> THE EXERCISE: Write out all the lines again, precisely as they stand, but without the images.
+++
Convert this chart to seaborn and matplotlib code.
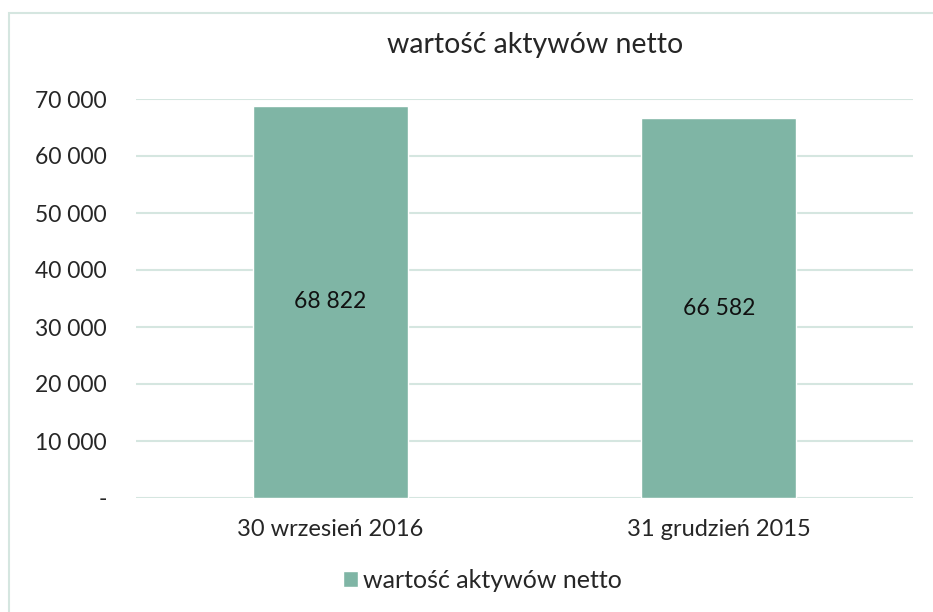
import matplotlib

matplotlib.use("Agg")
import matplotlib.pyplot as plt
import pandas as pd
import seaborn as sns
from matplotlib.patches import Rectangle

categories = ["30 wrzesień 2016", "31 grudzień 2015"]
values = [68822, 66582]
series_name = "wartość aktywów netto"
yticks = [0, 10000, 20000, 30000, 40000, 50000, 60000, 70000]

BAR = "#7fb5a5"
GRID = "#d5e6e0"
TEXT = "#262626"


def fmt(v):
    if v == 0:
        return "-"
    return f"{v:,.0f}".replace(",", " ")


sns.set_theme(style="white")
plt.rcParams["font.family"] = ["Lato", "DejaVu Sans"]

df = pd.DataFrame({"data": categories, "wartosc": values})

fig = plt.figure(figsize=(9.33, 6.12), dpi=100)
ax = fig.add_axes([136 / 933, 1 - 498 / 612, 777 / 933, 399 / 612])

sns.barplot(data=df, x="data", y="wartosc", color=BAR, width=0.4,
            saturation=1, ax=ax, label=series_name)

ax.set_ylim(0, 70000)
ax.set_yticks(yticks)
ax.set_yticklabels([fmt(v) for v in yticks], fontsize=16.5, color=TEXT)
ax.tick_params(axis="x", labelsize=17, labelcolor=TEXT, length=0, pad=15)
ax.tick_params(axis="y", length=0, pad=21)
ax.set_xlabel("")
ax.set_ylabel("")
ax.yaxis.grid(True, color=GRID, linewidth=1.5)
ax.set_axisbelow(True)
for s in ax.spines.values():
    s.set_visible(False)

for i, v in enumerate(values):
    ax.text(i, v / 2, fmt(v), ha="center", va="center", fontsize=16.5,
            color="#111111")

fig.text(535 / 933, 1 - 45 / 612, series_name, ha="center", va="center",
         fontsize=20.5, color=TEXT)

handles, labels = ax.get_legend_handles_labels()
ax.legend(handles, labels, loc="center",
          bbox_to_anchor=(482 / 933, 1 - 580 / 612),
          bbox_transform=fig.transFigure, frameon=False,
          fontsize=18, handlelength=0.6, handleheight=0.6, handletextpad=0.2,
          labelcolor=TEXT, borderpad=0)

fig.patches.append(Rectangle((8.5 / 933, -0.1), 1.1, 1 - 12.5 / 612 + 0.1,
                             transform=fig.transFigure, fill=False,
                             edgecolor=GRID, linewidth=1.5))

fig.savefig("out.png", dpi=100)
+++
> EXERCISE ANSWER:
Convert this chart to seaborn and matplotlib code.
import matplotlib

matplotlib.use("Agg")
import matplotlib.pyplot as plt
import pandas as pd
import seaborn as sns
from matplotlib.patches import Rectangle

categories = ["30 wrzesień 2016", "31 grudzień 2015"]
values = [68822, 66582]
series_name = "wartość aktywów netto"
yticks = [0, 10000, 20000, 30000, 40000, 50000, 60000, 70000]

BAR = "#7fb5a5"
GRID = "#d5e6e0"
TEXT = "#262626"


def fmt(v):
    if v == 0:
        return "-"
    return f"{v:,.0f}".replace(",", " ")


sns.set_theme(style="white")
plt.rcParams["font.family"] = ["Lato", "DejaVu Sans"]

df = pd.DataFrame({"data": categories, "wartosc": values})

fig = plt.figure(figsize=(9.33, 6.12), dpi=100)
ax = fig.add_axes([136 / 933, 1 - 498 / 612, 777 / 933, 399 / 612])

sns.barplot(data=df, x="data", y="wartosc", color=BAR, width=0.4,
            saturation=1, ax=ax, label=series_name)

ax.set_ylim(0, 70000)
ax.set_yticks(yticks)
ax.set_yticklabels([fmt(v) for v in yticks], fontsize=16.5, color=TEXT)
ax.tick_params(axis="x", labelsize=17, labelcolor=TEXT, length=0, pad=15)
ax.tick_params(axis="y", length=0, pad=21)
ax.set_xlabel("")
ax.set_ylabel("")
ax.yaxis.grid(True, color=GRID, linewidth=1.5)
ax.set_axisbelow(True)
for s in ax.spines.values():
    s.set_visible(False)

for i, v in enumerate(values):
    ax.text(i, v / 2, fmt(v), ha="center", va="center", fontsize=16.5,
            color="#111111")

fig.text(535 / 933, 1 - 45 / 612, series_name, ha="center", va="center",
         fontsize=20.5, color=TEXT)

handles, labels = ax.get_legend_handles_labels()
ax.legend(handles, labels, loc="center",
          bbox_to_anchor=(482 / 933, 1 - 580 / 612),
          bbox_transform=fig.transFigure, frameon=False,
          fontsize=18, handlelength=0.6, handleheight=0.6, handletextpad=0.2,
          labelcolor=TEXT, borderpad=0)

fig.patches.append(Rectangle((8.5 / 933, -0.1), 1.1, 1 - 12.5 / 612 + 0.1,
                             transform=fig.transFigure, fill=False,
                             edgecolor=GRID, linewidth=1.5))

fig.savefig("out.png", dpi=100)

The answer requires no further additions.